CHALLENGE — Starting at the top of the listing, extract every line up to and including the one with "import plotly.graph_objects as go". Pictures stay out of the copy.

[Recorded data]
· · · ·

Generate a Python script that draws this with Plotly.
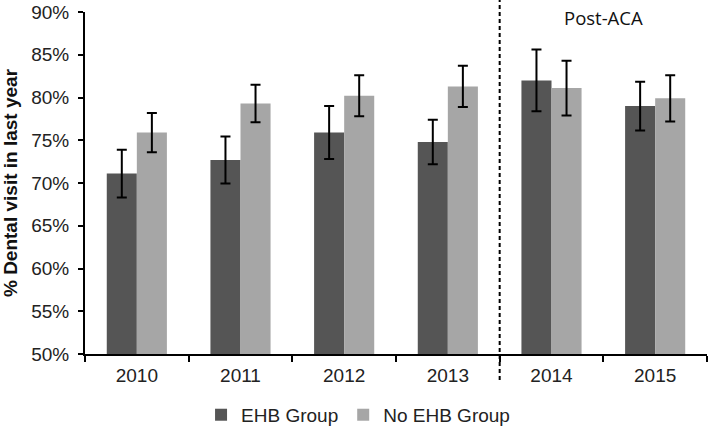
import plotly.graph_objects as go

years = ["2010", "2011", "2012", "2013", "2014", "2015"]
ehb = [71.1, 72.7, 75.9, 74.8, 82.0, 79.0]
ehb_err = [2.8, 2.75, 3.1, 2.6, 3.6, 2.85]
no_ehb = [75.9, 79.3, 80.2, 81.3, 81.1, 79.9]
no_ehb_err = [2.3, 2.2, 2.4, 2.4, 3.2, 2.7]
y_ticks = [50, 55, 60, 65, 70, 75, 80, 85, 90]
y_tick_text = [f"{v}%" for v in y_ticks]

FONT = "Liberation Sans, Arial, sans-serif"

fig = go.Figure()
fig.add_trace(go.Bar(
    x=years, y=ehb, name="EHB Group",
    marker=dict(color="#555555", line=dict(width=0)),
    error_y=dict(type="data", array=ehb_err, visible=True, color="black", thickness=2, width=5),
))
fig.add_trace(go.Bar(
    x=years, y=no_ehb, name="No EHB Group",
    marker=dict(color="#a6a6a6", line=dict(width=0)),
    error_y=dict(type="data", array=no_ehb_err, visible=True, color="black", thickness=2, width=5),
))

fig.update_layout(
    width=709, height=427,
    margin=dict(l=85, r=2, t=12, b=73, autoexpand=False),
    paper_bgcolor="white", plot_bgcolor="white",
    barmode="group", bargap=0.42, bargroupgap=0,
    font=dict(family=FONT, size=19, color="#222222"),
    showlegend=True,
    legend=dict(orientation="h", xref="container", x=0.505, xanchor="center",
                yref="paper", y=-0.178, yanchor="middle",
                font=dict(size=19, color="#222222"), itemwidth=30,
                tracegroupgap=0),
    xaxis=dict(type="category", showline=True, linecolor="black", linewidth=2,
               ticks="outside", tickson="boundaries", ticklen=6, tickwidth=2,
               tickcolor="black", showgrid=False, tickfont=dict(size=19),
               automargin=False, ticklabelstandoff=3),
    yaxis=dict(range=[50, 90], tickvals=y_ticks, ticktext=y_tick_text,
               showline=True, linecolor="black", linewidth=2,
               ticks="outside", ticklen=5, tickwidth=2, tickcolor="black",
               showgrid=False, zeroline=False, tickfont=dict(size=19),
               automargin=False, ticklabelstandoff=5,
               title=dict(text="<b>% Dental visit in last year</b>",
                          font=dict(size=19, color="#111111"), standoff=39)),
)

fig.add_shape(type="line", xref="x", yref="paper", x0=3.5, x1=3.5, y0=-0.076, y1=1.035,
              line=dict(color="black", width=2, dash="4px,3px"))
fig.add_annotation(x=4.5, xref="x", y=0.985, yref="paper", text="Post-ACA",
                   showarrow=False, yanchor="middle", xanchor="center",
                   font=dict(family="Open Sans, sans-serif", size=18.5, color="#111111"))

fig.write_html("out.html", config={"displayModeBar": False},
               post_script="document.body.style.margin='0';")
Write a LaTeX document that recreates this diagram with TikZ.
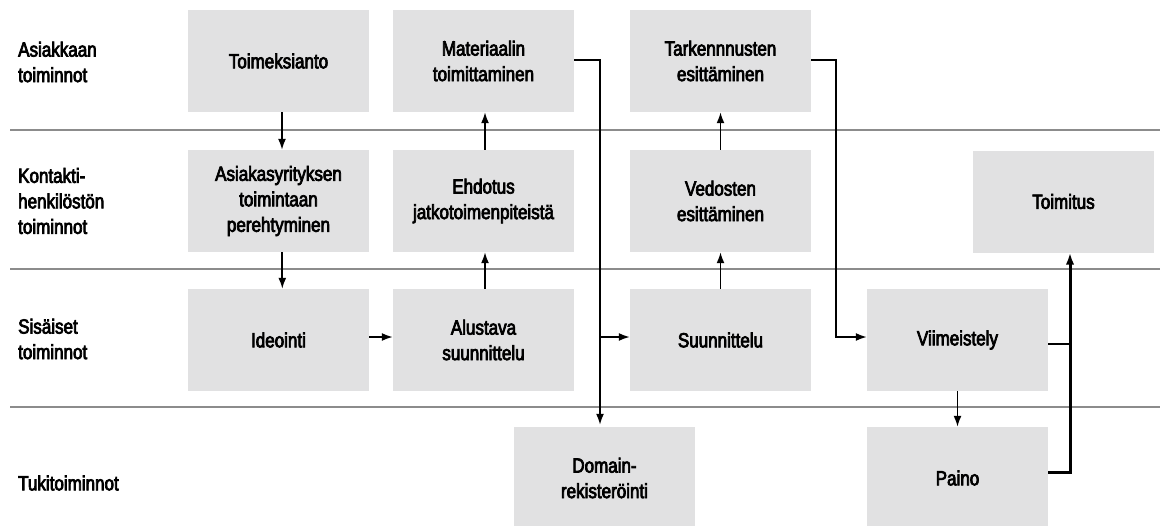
\documentclass[tikz,border=0pt]{standalone}
\usepackage{fontspec}
\newfontfamily\lbl[FakeBold=3.5,FakeStretch=0.83]{Liberation Sans}
\usetikzlibrary{arrows.meta}
\definecolor{boxgray}{RGB}{225,225,226}
\definecolor{rulegray}{RGB}{140,140,140}

\begin{document}
\begin{tikzpicture}[x=1pt,y=-1pt,
  txt/.style={font=\lbl\fontsize{20.5pt}{25.5pt}\selectfont},
  stepbox/.style={txt, fill=boxgray, minimum width=181pt, minimum height=102pt,
    inner sep=0pt, align=center},
  lane/.style={txt, anchor=west, align=left, inner sep=0pt},
  rule/.style={draw=rulegray, line width=1.4pt},
  flow/.style={draw=black, line width=1.7pt, -{Latex[length=11pt,width=8pt]}},
  flowthick/.style={draw=black, line width=3pt, -{Latex[length=12pt,width=8.5pt]}},
  joinline/.style={draw=black, line width=2pt}]

\useasboundingbox (0,0) rectangle (1165,525);

% swim-lane separators
\draw[rule] (10,130) -- (1160,130);
\draw[rule] (10,269) -- (1160,269);
\draw[rule] (10,407) -- (1160,407);

% lane titles
\node[lane] (l1) at (18,62) {Asiakkaan\\toiminnot};
\node[lane] (l2) at (18,201) {Kontakti-\\henkilöstön\\toiminnot};
\node[lane] (l3) at (18,339) {Sisäiset\\toiminnot};
\node[lane] (l4) at (18,483) {Tukitoiminnot};

% process steps
\node[stepbox] (toim) at (278.5,61) {Toimeksianto};
\node[stepbox] (mat)  at (483.5,61) {Materiaalin\\toimittaminen};
\node[stepbox] (tark) at (720.5,61) {Tarkennnusten\\esittäminen};

\node[stepbox] (asi)  at (278.5,201) {Asiakasyrityksen\\toimintaan\\perehtyminen};
\node[stepbox] (ehd)  at (483.5,201) {Ehdotus\\jatkotoimenpiteistä};
\node[stepbox] (ved)  at (720.5,201) {Vedosten\\esittäminen};
\node[stepbox] (tmt)  at (1063.5,201.5) {Toimitus};

\node[stepbox] (ide)  at (278.5,340) {Ideointi};
\node[stepbox] (alu)  at (483.5,340) {Alustava\\suunnittelu};
\node[stepbox] (suu)  at (720.5,340) {Suunnittelu};
\node[stepbox] (vii)  at (957.5,340) {Viimeistely};

\node[stepbox] (dom)  at (604.5,478) {Domain-\\rekisteröinti};
\node[stepbox] (pai)  at (957.5,478) {Paino};

% junction points
\coordinate (j1) at (600,60);
\coordinate (b1) at (600,337);
\coordinate (j2) at (836,60);
\coordinate (j3) at (1070,344);

% connectors
\draw[flow] ([xshift=3.5pt]toim.south) -- ([xshift=3.5pt]asi.north);
\draw[flow] ([xshift=3.8pt]asi.south) -- ([xshift=3.8pt]ide.north);
\draw[flow] ([yshift=3pt]ide.east) -- ([yshift=3pt]alu.west);
\draw[flow] ([xshift=1.5pt]alu.north) -- ([xshift=1.5pt]ehd.south);
\draw[flow] ([xshift=1.5pt]ehd.north) -- ([xshift=1.5pt]mat.south);
\draw[flow, shorten >=2pt] ([yshift=1pt]mat.east) -- (j1) -- (j1 |- dom.north);
\draw[flow] (b1) -- (suu.west |- b1);
\draw[flow] (suu.north) -- (ved.south);
\draw[flow] (ved.north) -- (tark.south);
\draw[flow] ([yshift=1pt]tark.east) -- (j2) |- ([yshift=3pt]vii.west);
\draw[flow] (vii.south) -- (pai.north);
\draw[joinline] ([yshift=-4pt]vii.east) -- (j3);
\draw[flowthick] ([yshift=6pt]pai.east) -| ([xshift=6.5pt]tmt.south);
\end{tikzpicture}
\end{document}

· · · ·

THE ANSWER —
Generate a Python script that draws this with Plotly.
import plotly.graph_objects as go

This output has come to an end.